Which leads me to examine what I'm really weary and afraid of.  What is the enemy that threatens to overtake me, rejoicing in my despair and defeat?

In a very meaningful way, I think my anxiety and frustration is driven by my own internal to acknowledge and adapt to the new reality.  I say that I love change and aspire to be a catalyst for change.  But I realize that in truth, I love change that I control - not change that is forced by something beyond my ability to understand or control or stop.  I am fighting with the reality that my life is very much affected, even dependent in many ways, on something beyond me.
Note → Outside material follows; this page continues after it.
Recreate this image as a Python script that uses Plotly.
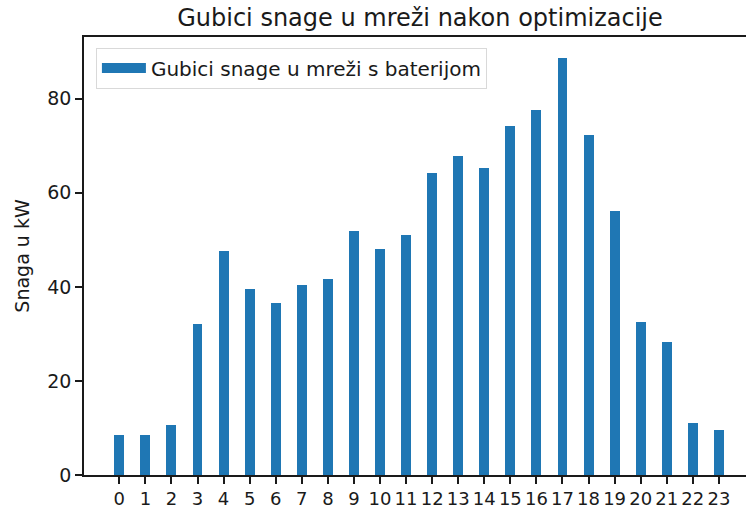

Which is why "give light to my eyes" (v3b) resonates with me today.  I hear it as a prayer for a change in perspective.  To look up and around and see - not what is missing/I can't do/I used to do.  But what I have.  I can do.  I am doing.

I mentioned to a wise elder the other day that I was lucky to have XYZ relationship.  She gently corrected me by saying, "You aren't lucky, You are blessed".  That simple word change is a massive change in perspective:)

Prayer for today

Dear God,

Thank you for all that you have and continue to do for me, my family, our community and our world. Bring light and life to my eyes to keep reminding me of the many, many blessings that surround me everyday.  Even in the midst of sorrow there are reasons to give you praise.  I don't aspire to be "too blessed to be stressed".  Instead help me recognize and appreciate all of your daily blessings that empower and comfort me so that the stresses of life are bearable for me and enable me to be a blessing to others. Amen.